_Required work_
Please give the count of lines holding the string "this" and nothing besides.

_Raw records_
··········

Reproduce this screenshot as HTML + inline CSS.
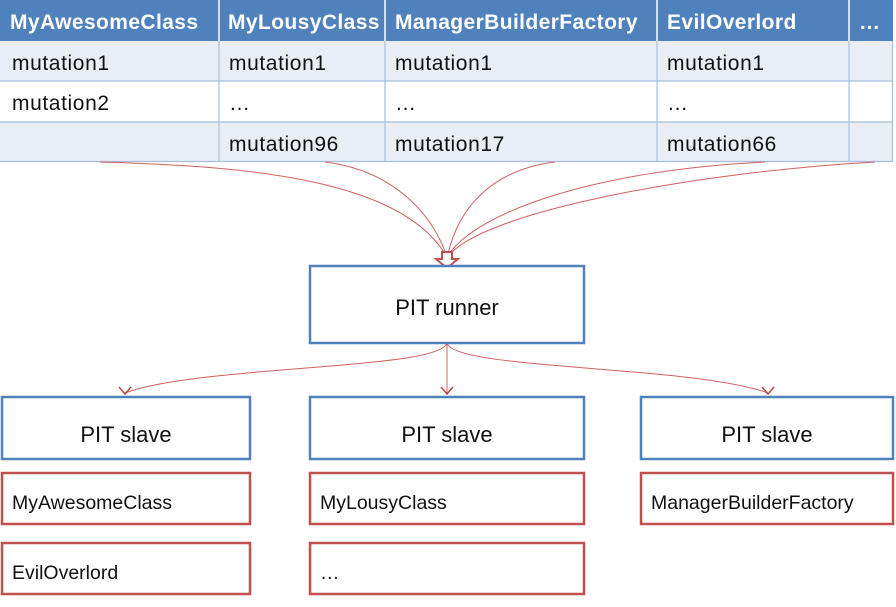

··········

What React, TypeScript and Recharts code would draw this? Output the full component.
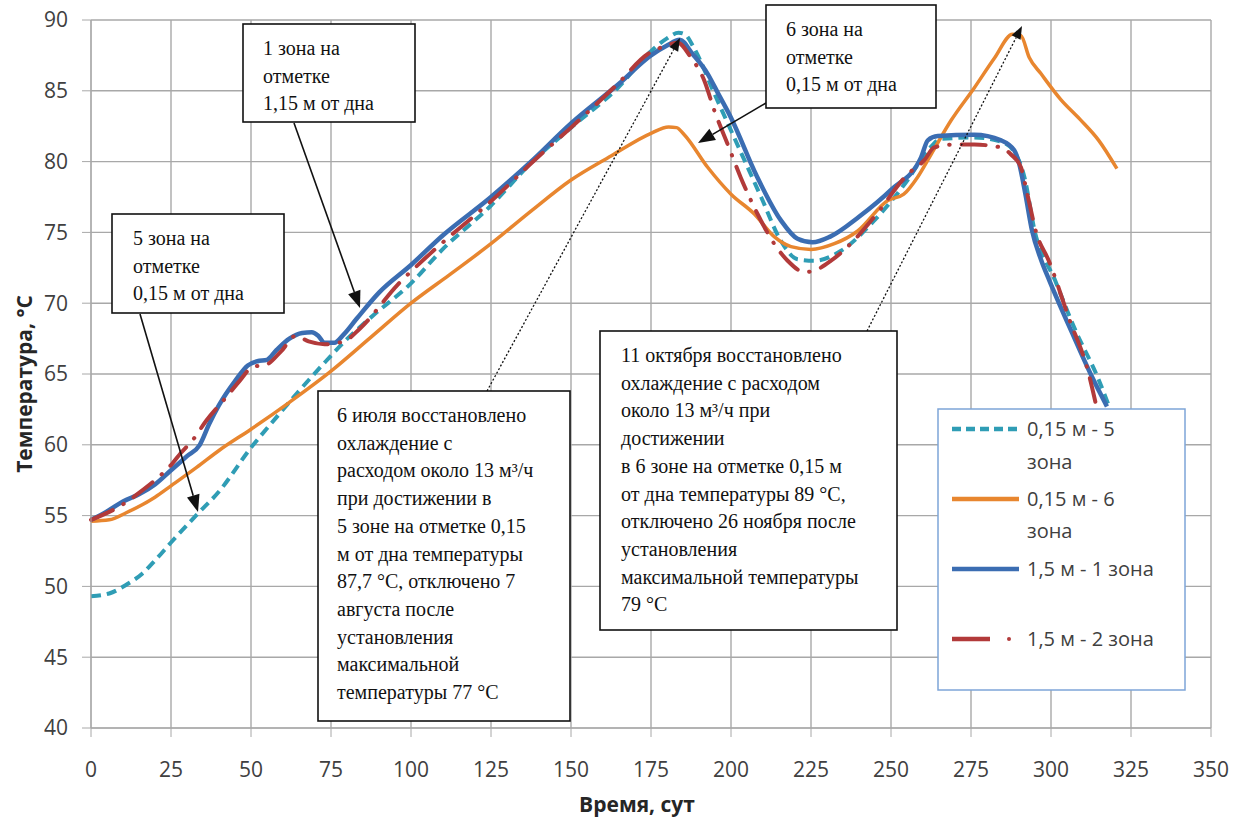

··········

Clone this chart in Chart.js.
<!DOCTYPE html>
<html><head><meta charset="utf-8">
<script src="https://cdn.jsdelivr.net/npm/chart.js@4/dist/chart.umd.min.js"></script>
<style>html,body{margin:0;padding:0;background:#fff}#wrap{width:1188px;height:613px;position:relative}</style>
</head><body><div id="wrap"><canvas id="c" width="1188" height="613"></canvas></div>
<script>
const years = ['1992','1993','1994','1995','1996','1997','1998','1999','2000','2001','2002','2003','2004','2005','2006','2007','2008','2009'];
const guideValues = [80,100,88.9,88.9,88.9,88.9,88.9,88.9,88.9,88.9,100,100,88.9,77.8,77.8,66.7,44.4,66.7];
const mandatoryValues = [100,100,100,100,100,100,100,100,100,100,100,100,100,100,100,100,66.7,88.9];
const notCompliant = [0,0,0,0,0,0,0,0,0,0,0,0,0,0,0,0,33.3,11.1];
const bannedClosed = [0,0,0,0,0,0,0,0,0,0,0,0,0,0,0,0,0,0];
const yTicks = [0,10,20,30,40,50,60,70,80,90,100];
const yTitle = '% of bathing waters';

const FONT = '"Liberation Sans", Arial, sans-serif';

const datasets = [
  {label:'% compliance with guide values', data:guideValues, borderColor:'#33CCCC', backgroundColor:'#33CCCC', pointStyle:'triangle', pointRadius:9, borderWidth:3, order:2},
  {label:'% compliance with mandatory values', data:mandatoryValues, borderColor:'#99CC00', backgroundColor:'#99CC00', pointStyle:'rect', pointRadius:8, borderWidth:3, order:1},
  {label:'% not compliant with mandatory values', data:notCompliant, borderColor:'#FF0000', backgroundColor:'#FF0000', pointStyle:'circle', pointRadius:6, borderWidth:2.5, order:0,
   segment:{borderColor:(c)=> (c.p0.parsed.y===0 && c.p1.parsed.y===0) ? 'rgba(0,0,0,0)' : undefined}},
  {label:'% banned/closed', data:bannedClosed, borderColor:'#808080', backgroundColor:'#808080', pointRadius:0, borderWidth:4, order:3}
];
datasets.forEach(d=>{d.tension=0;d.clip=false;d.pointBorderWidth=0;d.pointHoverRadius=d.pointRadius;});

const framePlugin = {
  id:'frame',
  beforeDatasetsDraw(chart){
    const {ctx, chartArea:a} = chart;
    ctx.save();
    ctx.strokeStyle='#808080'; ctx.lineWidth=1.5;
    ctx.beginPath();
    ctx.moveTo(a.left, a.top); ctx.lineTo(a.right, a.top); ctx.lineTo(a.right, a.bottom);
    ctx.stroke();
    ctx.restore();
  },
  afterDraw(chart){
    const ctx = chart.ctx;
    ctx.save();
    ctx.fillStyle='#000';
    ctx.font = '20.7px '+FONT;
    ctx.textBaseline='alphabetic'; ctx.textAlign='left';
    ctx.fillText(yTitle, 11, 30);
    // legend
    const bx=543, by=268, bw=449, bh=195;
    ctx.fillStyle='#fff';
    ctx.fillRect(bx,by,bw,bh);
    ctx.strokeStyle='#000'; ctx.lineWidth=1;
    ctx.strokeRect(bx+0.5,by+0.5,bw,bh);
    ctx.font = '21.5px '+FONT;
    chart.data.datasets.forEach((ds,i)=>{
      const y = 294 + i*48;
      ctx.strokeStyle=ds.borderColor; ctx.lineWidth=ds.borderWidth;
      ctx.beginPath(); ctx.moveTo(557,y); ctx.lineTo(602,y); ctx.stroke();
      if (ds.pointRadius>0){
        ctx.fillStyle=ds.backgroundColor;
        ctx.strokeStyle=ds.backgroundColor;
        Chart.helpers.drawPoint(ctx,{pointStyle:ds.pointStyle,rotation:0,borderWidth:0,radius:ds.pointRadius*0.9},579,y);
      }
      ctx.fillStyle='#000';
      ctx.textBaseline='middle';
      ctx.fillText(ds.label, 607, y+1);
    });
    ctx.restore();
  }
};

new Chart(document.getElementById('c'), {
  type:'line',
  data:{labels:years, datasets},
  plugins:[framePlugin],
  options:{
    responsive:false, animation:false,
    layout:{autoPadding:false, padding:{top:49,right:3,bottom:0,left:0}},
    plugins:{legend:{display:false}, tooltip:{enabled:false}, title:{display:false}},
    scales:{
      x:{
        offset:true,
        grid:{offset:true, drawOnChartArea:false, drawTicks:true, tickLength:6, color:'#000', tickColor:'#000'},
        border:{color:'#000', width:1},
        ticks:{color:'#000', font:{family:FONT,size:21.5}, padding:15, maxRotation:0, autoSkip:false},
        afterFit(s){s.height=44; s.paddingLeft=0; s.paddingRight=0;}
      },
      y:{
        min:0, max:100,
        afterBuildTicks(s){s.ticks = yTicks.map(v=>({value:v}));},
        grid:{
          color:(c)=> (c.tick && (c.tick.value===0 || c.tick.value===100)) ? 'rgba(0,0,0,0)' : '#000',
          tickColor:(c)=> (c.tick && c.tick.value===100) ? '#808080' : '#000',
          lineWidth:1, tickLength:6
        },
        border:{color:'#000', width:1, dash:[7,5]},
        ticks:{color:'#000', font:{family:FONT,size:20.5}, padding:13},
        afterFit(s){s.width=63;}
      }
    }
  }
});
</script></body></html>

··········

_Correct output_
3